Hockey is a niche sport. It can thrive in small markets, but less-so in non-traditional ones. The die-hard hockey fans who grew up watching the sport and cheering for their home teams (Montreal, Toronto, Detroit, Pittsburgh, etc) will come back. But the viewers won’t. And the casual fan won’t. And the hockey players will go where they are paid (Europe, etc). I’m not sure what the owners are thinking. Although, recent comments from an executive shine some light on the inner-workings of the league:

“It’s very complicated and way too much for the average Joe to understand, but having said that, I will tell you this: The owners can basically be viewed as the Ranch, and the players, and me included, are the cattle. The owners own the Ranch and allow the players to eat there. That’s the way it’s always been and that’s the way it will be forever. And the owners simply aren’t going to let a union push them around. It’s not going to happen.”

As the article linked above points out, this is not the first time that the cattle metaphor has been used for labor battles between leagues and the athletes; in 1987, it was used to describe the relationship between NFL players and team owners. The players (who do, admittedly, make a lot of money playing a game, but also put their bodies through tremendous punishment and risk real long-term brain damage) are nothing more than interchangeable bodies use for our entertainment and the owner’s profit, to be replaced at their (and supposedly our) pleasure. But the owners do forget one important aspect of their fans: we are, indeed, difficult to please, but we also recognize the best, and replacement players just aren’t going to cut it. Just ask MLS. Most people who are soccer fans still prefer to watch European soccer because that’s where the best players play. We won’t pay Kobe beef prices for chuck.

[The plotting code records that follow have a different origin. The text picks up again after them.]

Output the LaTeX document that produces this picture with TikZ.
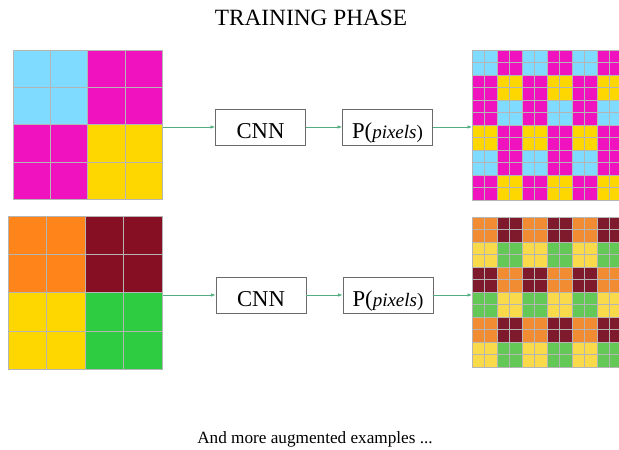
\documentclass[tikz,border=0pt]{standalone}
\usepackage{fontspec}
\setmainfont{Liberation Serif}
\usetikzlibrary{arrows.meta}
\definecolor{tq0}{HTML}{7FDBFF}
\definecolor{tq1}{HTML}{F012BE}
\definecolor{tq2}{HTML}{F012BE}
\definecolor{tq3}{HTML}{FFD700}
\definecolor{bq0}{HTML}{FF851B}
\definecolor{bq1}{HTML}{870F23}
\definecolor{bq2}{HTML}{FFD700}
\definecolor{bq3}{HTML}{2ECC40}
\definecolor{rq0}{HTML}{F28C33}
\definecolor{rq1}{HTML}{7E1A2B}
\definecolor{rq2}{HTML}{F9DA4A}
\definecolor{rq3}{HTML}{63C856}
\definecolor{gline}{HTML}{B5B5B5}
\definecolor{arrc}{HTML}{52AE80}
\definecolor{boxc}{HTML}{6A6A6A}
\newcommand\quadgrid[5]{% x, y, w, h, colour prefix
  \fill[#5\string0] (#1,#2) rectangle ++({#3/2},{#4/2});
  \fill[#5\string1] ({#1+#3/2},#2) rectangle ++({#3/2},{#4/2});
  \fill[#5\string2] (#1,{#2+#4/2}) rectangle ++({#3/2},{#4/2});
  \fill[#5\string3] ({#1+#3/2},{#2+#4/2}) rectangle ++({#3/2},{#4/2});
  \foreach \i in {1,2,3} {
    \draw[gridln] ({#1+\i*#3/4},#2) -- ++(0,#4);
    \draw[gridln] (#1,{#2+\i*#4/4}) -- ++(#3,0);
  }
}
\newcommand\tilegrid[3]{% x, y, colour prefix ; 6x6 blocks of 25
  \foreach \r/\a/\b in {0/0/1,1/2/3,2/1/0,3/3/2,4/0/1,5/2/3} {
    \foreach \k in {0,1,2} {
      \fill[#3\a] ({#1+50*\k},{#2+25*\r}) rectangle ++(25,25);
      \fill[#3\b] ({#1+50*\k+25},{#2+25*\r}) rectangle ++(25,25);
    }
  }
  \foreach \i in {1,...,11} {
    \draw[gridln] ({#1+12.5*\i},#2) -- ++(0,150);
    \draw[gridln] (#1,{#2+12.5*\i}) -- ++(150,0);
  }
}
\begin{document}
\begin{tikzpicture}[x=1pt,y=-1pt,
  gridln/.style={draw=gline,line width=0.5pt},
  frame/.style={draw=gline,line width=0.8pt,inner sep=0pt,anchor=north west},
  procbox/.style={draw=boxc,line width=0.8pt,inner sep=0pt,minimum width=90pt,
    minimum height=36pt,text height=22pt,text depth=0pt,
    font=\fontsize{22.7}{24}\selectfont},
  conn/.style={draw=arrc,line width=0.7pt,-{Latex[length=4.5pt,width=3.5pt]}},
  lbl/.style={inner sep=0pt}]
\useasboundingbox (0,0) rectangle (619,450);
% title
\node[lbl,font=\fontsize{23.3}{26}\selectfont] (title) at (311,18) {TRAINING PHASE};
% grids
\quadgrid{13}{50}{149}{149}{tq}
\node[frame,minimum width=149pt,minimum height=149pt] (inA) at (13,50) {};
\quadgrid{8}{216}{154}{153}{bq}
\node[frame,minimum width=154pt,minimum height=153pt] (inB) at (8,216) {};
\tilegrid{472}{50}{tq}
\node[frame,minimum width=150pt,minimum height=150pt] (outA) at (472,50) {};
\tilegrid{472}{217}{rq}
\node[frame,minimum width=150pt,minimum height=150pt] (outB) at (472,217) {};
% boxes
\node[procbox] (cnnA) at (260.5,127) {CNN};
\node[procbox] (pA) at (387.5,127) {P(\fontsize{19}{20}\selectfont\textit{pixels})};
\node[procbox] (cnnB) at (261,295) {CNN};
\node[procbox] (pB) at (388,295) {P(\fontsize{19}{20}\selectfont\textit{pixels})};
% connectors
\draw[conn] (inA.east |- cnnA.west) -- (cnnA.west);
\draw[conn] (cnnA.east) -- (pA.west);
\draw[conn] (pA.east) -- (outA.west |- pA.east);
\draw[conn] (inB.east |- cnnB.west) -- (cnnB.west);
\draw[conn] (cnnB.east) -- (pB.west);
\draw[conn] (pB.east) -- (outB.west |- pB.east);
% footer
\node[lbl,font=\fontsize{17.2}{20}\selectfont] (foot) at (315,439) {And more augmented examples ...};
\end{tikzpicture}
\end{document}
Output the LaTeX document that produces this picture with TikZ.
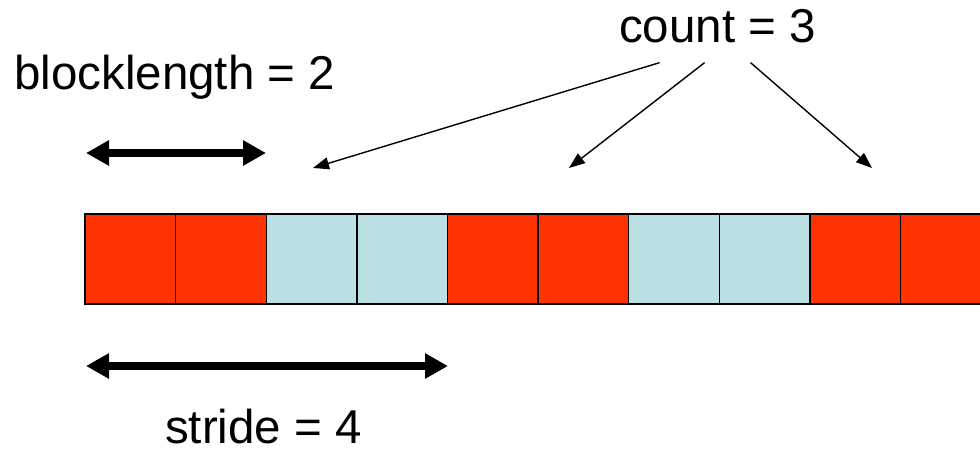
\documentclass[tikz,border=0pt]{standalone}
\usepackage{fontspec}
\setmainfont{Liberation Sans}
\usetikzlibrary{arrows.meta}
\definecolor{cellred}{HTML}{FF3300}
\definecolor{cellblue}{HTML}{BBE0E3}
\tikzset{
	span/.style={line width=7.5pt, {Triangle[length=23pt,width=24pt]}-{Triangle[length=23pt,width=24pt]}},
	pointer/.style={line width=1.4pt, -{Triangle[length=16pt,width=12pt]}},
	bigtext/.style={font=\fontsize{47.5}{52}\selectfont, inner sep=0pt, anchor=base west},
	cell/.style={draw=black, line width=1.4pt},
}

\begin{document}
\begin{tikzpicture}[x=1pt, y=-1pt]
		%%%%% START %%%%%
		\clip (0, 0) rectangle (980, 455);
		
		\node[bigtext] (count) at (619, 42) {count = 3};
		\node[bigtext] (blocklength) at (14, 89) {blocklength = 2};
		\node[bigtext] (stride) at (165, 443) {stride = 4};
		
		\foreach \i/\c in {0/cellred, 1/cellred, 2/cellblue, 3/cellblue, 4/cellred, 5/cellred, 6/cellblue, 7/cellblue, 8/cellred, 9/cellred}
			\draw[cell, fill=\c] ({85 + 90.6*\i}, 214) rectangle ({85 + 90.6*(\i+1)}, 304);
		
		\coordinate (blockL) at (86, 153);
		\coordinate (blockR) at (266, 153);
		\draw[span] (blockL) -- (blockR);
		
		\coordinate (strideL) at (86, 366);
		\coordinate (strideR) at (448, 366);
		\draw[span] (strideL) -- (strideR);
		
		\coordinate (tipA) at (313, 168);
		\coordinate (tipB) at (569, 168);
		\coordinate (tipC) at (872, 168);
		\draw[pointer] (count.south) ++(-58, 20) -- (tipA);
		\draw[pointer] (count.south) ++(-13, 20) -- (tipB);
		\draw[pointer] (count.south) ++(33, 20) -- (tipC);
		%%%%% END %%%%%
	\end{tikzpicture}
\end{document}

Or, ask the NFL how their little struggle with their referees is going. Three weeks into the season and players lives are being put in danger, not to mention the outcome of games, in the hands of less experienced refs. But the NFL seems unwilling to grant the refs what they want in terms of salary and benefits. A multi-billion dollar industry is hinged on a few million dollars to the men (and now one woman) who make the calls and keep the game in check on the field week after week. One would imagine that both the players and the refs are no better than cattle; that the league is willing to put the integrity of the game and the health of the players in jeopardy is shocking (Chutzpah is how Dean Dad put it).

I shudder to think about how these two labor disagreements will play out. This attitude generally towards unions (or more generally, the worker) I think is problematic. How many of us, in higher education, feel like we are no more than cattle allowed to graze within the hallowed walls of higher education at the discretion and pleasure of administrators and Boards? The MLA Jobs Tumblr is depressing because it so closely resembles the reality of the job market; we will be whatever they ask us to be and keep coming back, no matter how ridiculous or degrading it becomes. We are told that we should feel “privileged” to be working in higher education, that there is no higher calling, a no more noble (and cushy) job.

I’m not asking you to sympathize with the players or refs, or even with the professoriate (both on and off the tenure-track); that is a useless exercise, if the comments on my posts tell me anything. If you think that professors are lazy and overpaid architects of their own misery, this missive will not dissuade you. But I am asking to look closely at these major labor disputes and ask, have we all just agreed to let ourselves be treated (and treat each other) like cattle?